| DESCRIPTION OF THE TASK |
What is needed is the run of lines from the one containing "Rebuild this chart" through the one containing "ax = fig.add_axes([0.094, 0.2404, 0.898, 0.6562])", echoed exactly, with both ends kept and nothing added.

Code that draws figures

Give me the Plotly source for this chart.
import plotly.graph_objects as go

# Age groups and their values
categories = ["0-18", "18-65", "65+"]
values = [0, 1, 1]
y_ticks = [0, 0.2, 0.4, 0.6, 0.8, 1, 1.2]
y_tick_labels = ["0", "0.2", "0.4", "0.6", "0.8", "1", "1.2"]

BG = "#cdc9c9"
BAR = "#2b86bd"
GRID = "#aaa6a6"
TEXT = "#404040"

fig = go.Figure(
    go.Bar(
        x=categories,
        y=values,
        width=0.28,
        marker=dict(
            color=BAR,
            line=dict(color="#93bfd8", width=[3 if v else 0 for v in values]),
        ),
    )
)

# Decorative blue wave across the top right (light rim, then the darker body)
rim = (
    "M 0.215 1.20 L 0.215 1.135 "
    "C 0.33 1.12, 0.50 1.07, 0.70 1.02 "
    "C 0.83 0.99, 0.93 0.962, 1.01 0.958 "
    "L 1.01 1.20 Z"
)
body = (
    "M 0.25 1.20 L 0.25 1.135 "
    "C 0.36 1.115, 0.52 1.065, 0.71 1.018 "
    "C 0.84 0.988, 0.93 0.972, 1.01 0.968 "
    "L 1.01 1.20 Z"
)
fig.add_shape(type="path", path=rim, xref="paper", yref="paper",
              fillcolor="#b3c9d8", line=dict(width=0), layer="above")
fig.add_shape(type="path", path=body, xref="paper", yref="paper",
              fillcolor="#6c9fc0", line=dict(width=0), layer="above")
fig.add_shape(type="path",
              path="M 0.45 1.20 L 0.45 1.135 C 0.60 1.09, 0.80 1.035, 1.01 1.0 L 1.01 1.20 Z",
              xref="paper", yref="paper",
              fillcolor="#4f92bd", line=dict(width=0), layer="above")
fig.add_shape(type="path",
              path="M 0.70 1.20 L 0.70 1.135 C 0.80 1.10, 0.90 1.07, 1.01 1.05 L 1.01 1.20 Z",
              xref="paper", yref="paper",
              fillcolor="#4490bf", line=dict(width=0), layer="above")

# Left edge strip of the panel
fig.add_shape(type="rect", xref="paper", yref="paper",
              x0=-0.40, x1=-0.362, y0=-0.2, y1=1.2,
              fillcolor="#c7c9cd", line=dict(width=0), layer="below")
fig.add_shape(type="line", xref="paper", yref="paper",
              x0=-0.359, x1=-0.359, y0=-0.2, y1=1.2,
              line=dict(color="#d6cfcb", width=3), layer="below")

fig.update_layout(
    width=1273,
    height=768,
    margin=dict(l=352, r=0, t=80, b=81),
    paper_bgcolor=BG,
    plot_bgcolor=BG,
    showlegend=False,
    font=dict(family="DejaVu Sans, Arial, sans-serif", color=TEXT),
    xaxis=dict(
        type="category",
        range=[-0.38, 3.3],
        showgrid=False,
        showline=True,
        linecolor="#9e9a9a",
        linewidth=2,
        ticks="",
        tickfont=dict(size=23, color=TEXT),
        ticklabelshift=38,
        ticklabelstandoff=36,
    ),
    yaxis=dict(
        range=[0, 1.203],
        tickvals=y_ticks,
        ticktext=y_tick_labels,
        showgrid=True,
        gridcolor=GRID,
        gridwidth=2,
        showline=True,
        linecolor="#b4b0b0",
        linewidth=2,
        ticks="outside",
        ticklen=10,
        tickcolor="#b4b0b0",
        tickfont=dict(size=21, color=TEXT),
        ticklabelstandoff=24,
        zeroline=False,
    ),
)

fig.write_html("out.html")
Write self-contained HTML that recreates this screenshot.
==
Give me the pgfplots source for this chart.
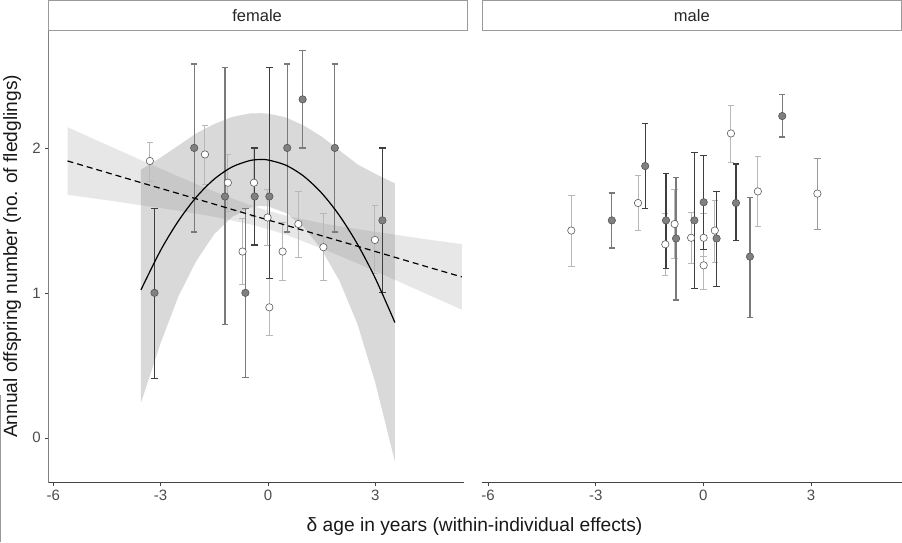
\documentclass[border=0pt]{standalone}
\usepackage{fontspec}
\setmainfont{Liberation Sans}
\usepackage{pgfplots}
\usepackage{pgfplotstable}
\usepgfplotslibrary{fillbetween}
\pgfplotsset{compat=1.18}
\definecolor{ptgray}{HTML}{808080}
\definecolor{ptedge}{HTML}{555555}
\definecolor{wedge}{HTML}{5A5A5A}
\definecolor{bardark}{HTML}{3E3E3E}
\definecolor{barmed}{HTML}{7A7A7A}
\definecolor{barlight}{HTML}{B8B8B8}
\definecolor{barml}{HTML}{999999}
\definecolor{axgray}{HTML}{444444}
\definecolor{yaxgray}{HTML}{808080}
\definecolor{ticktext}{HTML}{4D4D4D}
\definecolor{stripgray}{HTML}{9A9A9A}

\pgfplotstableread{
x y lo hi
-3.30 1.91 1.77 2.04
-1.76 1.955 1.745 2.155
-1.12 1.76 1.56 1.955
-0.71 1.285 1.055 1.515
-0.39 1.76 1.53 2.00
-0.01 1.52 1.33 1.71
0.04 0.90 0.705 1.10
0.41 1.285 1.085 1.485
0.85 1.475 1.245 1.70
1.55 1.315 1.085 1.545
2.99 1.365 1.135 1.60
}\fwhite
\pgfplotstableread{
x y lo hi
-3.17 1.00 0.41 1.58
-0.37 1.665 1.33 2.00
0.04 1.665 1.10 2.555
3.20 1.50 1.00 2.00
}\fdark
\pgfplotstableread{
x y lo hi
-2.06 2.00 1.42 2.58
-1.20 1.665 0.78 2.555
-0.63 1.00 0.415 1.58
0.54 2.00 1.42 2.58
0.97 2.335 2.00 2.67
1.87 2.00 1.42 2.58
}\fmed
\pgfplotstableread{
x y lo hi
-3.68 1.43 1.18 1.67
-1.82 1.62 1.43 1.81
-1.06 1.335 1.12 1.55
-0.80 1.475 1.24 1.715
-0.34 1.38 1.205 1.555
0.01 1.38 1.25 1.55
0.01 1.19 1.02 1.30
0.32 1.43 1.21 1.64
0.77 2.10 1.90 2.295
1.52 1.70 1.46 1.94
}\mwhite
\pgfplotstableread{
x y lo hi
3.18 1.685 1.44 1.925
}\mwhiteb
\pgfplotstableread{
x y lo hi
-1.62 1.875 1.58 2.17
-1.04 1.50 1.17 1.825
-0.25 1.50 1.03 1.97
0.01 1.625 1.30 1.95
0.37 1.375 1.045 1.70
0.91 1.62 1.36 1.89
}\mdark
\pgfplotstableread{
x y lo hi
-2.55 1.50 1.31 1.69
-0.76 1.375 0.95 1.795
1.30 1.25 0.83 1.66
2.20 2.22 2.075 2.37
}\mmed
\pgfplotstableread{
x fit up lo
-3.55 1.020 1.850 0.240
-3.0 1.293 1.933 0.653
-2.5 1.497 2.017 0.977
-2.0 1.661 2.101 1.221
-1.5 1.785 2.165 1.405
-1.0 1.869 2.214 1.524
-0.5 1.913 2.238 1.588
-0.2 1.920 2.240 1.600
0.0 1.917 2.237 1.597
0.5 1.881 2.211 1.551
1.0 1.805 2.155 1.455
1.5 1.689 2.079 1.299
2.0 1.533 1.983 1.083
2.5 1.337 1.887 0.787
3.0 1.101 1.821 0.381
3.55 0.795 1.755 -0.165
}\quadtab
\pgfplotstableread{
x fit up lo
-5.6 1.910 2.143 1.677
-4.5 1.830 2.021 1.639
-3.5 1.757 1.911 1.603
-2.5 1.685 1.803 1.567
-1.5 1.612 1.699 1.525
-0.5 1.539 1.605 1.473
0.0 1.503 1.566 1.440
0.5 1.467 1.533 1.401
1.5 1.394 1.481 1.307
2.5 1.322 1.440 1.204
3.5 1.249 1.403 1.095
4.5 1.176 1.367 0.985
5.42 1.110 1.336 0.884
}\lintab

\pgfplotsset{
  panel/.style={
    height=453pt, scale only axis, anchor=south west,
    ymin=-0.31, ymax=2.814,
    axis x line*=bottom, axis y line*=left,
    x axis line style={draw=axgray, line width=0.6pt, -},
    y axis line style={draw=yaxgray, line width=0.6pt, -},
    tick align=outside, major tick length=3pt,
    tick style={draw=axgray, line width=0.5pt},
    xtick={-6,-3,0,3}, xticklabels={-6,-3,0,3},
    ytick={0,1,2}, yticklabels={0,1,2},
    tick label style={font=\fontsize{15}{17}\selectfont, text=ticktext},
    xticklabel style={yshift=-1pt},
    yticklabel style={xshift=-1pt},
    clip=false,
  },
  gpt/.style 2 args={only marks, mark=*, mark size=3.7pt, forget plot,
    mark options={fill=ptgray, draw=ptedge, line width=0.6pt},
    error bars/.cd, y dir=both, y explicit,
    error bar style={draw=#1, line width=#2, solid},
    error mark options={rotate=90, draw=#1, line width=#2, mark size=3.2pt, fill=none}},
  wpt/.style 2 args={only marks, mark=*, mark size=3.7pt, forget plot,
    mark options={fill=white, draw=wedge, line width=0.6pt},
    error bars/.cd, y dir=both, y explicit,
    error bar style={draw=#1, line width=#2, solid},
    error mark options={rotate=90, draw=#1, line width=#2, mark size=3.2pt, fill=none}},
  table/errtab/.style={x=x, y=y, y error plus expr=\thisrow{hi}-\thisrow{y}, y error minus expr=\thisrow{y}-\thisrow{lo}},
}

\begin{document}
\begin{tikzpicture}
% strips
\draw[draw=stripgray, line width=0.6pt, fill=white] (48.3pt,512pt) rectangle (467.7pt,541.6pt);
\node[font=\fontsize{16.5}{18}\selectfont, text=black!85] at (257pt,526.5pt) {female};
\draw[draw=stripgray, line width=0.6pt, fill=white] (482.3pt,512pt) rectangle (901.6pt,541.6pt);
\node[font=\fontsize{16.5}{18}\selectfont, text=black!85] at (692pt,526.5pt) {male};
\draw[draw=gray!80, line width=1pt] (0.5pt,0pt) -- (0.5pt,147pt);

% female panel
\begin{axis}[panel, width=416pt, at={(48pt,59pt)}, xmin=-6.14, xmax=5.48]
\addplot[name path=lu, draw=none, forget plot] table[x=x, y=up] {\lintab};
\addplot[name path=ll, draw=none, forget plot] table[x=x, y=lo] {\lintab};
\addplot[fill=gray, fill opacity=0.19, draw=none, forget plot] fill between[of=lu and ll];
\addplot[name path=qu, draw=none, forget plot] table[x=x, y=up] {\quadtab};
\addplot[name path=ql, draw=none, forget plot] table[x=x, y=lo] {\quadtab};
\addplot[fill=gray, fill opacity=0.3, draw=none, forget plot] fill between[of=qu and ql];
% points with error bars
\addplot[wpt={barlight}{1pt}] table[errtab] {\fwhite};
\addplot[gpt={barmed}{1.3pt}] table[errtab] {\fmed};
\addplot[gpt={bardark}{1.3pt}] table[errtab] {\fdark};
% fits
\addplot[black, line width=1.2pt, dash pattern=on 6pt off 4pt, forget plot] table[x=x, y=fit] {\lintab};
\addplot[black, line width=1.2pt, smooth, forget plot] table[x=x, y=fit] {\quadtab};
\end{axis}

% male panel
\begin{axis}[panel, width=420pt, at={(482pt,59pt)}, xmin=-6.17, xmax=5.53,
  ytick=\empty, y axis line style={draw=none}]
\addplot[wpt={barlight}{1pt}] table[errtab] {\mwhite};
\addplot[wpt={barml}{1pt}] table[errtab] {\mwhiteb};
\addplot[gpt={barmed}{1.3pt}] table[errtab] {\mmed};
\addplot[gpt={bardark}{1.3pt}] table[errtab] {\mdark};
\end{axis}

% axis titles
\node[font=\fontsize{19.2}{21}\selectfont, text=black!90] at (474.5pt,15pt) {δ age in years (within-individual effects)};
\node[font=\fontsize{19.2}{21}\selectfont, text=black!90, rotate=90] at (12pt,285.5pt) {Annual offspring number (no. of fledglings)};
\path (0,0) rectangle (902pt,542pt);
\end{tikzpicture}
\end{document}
--
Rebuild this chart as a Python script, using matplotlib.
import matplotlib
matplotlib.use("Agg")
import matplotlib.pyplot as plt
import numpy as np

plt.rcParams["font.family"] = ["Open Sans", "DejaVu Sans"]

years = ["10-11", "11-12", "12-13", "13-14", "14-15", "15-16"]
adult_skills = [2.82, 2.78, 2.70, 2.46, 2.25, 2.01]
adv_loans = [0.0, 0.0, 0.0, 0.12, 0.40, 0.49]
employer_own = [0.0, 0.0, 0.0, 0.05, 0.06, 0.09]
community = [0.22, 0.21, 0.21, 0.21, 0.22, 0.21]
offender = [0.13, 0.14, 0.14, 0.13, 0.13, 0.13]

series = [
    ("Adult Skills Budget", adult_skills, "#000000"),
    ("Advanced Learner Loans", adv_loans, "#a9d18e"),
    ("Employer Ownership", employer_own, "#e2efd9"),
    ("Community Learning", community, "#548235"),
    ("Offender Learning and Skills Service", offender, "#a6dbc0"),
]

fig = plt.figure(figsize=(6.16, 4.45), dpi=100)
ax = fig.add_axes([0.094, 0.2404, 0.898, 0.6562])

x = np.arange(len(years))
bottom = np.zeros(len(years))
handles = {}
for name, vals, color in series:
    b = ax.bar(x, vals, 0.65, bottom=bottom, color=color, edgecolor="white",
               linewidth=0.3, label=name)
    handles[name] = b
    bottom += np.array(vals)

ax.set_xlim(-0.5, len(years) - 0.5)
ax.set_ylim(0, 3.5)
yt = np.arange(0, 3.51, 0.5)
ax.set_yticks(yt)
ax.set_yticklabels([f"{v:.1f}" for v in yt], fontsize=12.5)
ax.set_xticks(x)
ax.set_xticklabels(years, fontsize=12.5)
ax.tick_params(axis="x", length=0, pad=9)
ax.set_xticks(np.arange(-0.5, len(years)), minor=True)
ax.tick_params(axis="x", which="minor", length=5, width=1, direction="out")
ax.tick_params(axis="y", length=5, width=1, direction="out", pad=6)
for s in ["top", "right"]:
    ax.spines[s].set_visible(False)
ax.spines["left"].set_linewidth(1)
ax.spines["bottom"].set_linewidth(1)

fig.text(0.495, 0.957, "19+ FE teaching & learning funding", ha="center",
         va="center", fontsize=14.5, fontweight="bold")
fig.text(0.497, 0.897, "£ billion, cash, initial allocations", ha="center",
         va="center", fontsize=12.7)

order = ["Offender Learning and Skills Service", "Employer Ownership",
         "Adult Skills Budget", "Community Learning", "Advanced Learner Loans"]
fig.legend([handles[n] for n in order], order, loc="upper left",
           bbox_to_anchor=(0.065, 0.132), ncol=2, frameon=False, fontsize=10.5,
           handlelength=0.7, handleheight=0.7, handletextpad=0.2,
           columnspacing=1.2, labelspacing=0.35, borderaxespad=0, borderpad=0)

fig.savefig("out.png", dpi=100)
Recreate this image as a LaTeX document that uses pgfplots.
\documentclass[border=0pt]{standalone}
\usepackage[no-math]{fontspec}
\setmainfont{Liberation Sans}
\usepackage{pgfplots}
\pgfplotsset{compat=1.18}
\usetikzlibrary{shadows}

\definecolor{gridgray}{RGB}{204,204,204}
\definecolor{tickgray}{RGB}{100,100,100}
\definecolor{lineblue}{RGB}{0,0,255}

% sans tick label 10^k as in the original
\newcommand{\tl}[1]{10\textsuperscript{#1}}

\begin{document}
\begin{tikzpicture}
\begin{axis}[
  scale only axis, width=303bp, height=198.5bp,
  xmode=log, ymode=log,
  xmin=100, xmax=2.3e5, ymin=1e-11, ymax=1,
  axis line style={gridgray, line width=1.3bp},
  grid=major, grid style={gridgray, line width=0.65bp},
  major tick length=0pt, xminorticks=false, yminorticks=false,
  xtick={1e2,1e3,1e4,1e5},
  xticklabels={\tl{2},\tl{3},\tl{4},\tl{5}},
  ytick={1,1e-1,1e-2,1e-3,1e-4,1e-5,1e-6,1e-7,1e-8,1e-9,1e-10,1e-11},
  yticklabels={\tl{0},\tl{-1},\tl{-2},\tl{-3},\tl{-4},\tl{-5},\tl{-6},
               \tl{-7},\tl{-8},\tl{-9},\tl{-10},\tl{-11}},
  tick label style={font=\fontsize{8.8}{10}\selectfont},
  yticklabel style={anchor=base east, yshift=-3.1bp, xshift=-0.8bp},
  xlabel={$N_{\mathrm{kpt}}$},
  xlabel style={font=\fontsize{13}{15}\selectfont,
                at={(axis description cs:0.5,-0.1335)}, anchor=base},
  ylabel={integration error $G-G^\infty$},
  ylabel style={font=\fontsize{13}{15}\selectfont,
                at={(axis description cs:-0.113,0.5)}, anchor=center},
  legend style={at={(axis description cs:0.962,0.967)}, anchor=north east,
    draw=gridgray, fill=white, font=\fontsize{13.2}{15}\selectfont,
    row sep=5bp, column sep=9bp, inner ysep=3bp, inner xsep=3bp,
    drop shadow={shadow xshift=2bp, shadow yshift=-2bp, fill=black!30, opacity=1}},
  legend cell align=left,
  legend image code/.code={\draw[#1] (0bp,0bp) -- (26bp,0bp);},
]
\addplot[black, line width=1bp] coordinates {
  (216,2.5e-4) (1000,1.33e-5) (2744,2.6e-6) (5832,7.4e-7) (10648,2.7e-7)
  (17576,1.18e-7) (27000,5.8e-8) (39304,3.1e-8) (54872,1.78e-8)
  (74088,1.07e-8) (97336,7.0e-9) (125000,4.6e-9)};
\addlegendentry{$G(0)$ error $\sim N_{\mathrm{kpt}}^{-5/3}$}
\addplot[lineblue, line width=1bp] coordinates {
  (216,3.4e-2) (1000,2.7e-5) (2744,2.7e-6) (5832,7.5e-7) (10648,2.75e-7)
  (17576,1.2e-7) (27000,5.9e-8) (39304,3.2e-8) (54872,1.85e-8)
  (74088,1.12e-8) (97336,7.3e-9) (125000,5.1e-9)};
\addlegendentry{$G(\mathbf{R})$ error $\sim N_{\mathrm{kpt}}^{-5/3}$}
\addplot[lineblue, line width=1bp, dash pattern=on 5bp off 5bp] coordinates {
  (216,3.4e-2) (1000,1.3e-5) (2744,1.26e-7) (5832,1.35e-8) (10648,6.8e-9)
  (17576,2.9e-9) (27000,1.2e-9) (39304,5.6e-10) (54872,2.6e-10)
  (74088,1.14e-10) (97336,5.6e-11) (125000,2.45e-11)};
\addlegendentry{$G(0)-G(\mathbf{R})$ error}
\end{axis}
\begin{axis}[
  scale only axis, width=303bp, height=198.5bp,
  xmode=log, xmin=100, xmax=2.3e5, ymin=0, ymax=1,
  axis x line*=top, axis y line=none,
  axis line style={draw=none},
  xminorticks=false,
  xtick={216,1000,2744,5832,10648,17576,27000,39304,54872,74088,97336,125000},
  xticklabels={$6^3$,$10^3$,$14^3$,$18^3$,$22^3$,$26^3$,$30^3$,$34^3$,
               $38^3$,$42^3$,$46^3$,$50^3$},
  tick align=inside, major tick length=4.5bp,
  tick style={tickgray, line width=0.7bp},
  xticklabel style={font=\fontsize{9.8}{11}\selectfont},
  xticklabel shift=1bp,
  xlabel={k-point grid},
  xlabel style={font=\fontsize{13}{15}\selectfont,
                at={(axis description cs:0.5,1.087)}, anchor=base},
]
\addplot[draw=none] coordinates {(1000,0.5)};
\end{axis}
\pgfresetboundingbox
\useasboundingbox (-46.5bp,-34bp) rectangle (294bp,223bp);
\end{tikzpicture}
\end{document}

| SOLUTION TO THIS PROBLEM |
Rebuild this chart as a Python script, using matplotlib.
import matplotlib
matplotlib.use("Agg")
import matplotlib.pyplot as plt
import numpy as np

plt.rcParams["font.family"] = ["Open Sans", "DejaVu Sans"]

years = ["10-11", "11-12", "12-13", "13-14", "14-15", "15-16"]
adult_skills = [2.82, 2.78, 2.70, 2.46, 2.25, 2.01]
adv_loans = [0.0, 0.0, 0.0, 0.12, 0.40, 0.49]
employer_own = [0.0, 0.0, 0.0, 0.05, 0.06, 0.09]
community = [0.22, 0.21, 0.21, 0.21, 0.22, 0.21]
offender = [0.13, 0.14, 0.14, 0.13, 0.13, 0.13]

series = [
    ("Adult Skills Budget", adult_skills, "#000000"),
    ("Advanced Learner Loans", adv_loans, "#a9d18e"),
    ("Employer Ownership", employer_own, "#e2efd9"),
    ("Community Learning", community, "#548235"),
    ("Offender Learning and Skills Service", offender, "#a6dbc0"),
]

fig = plt.figure(figsize=(6.16, 4.45), dpi=100)
ax = fig.add_axes([0.094, 0.2404, 0.898, 0.6562])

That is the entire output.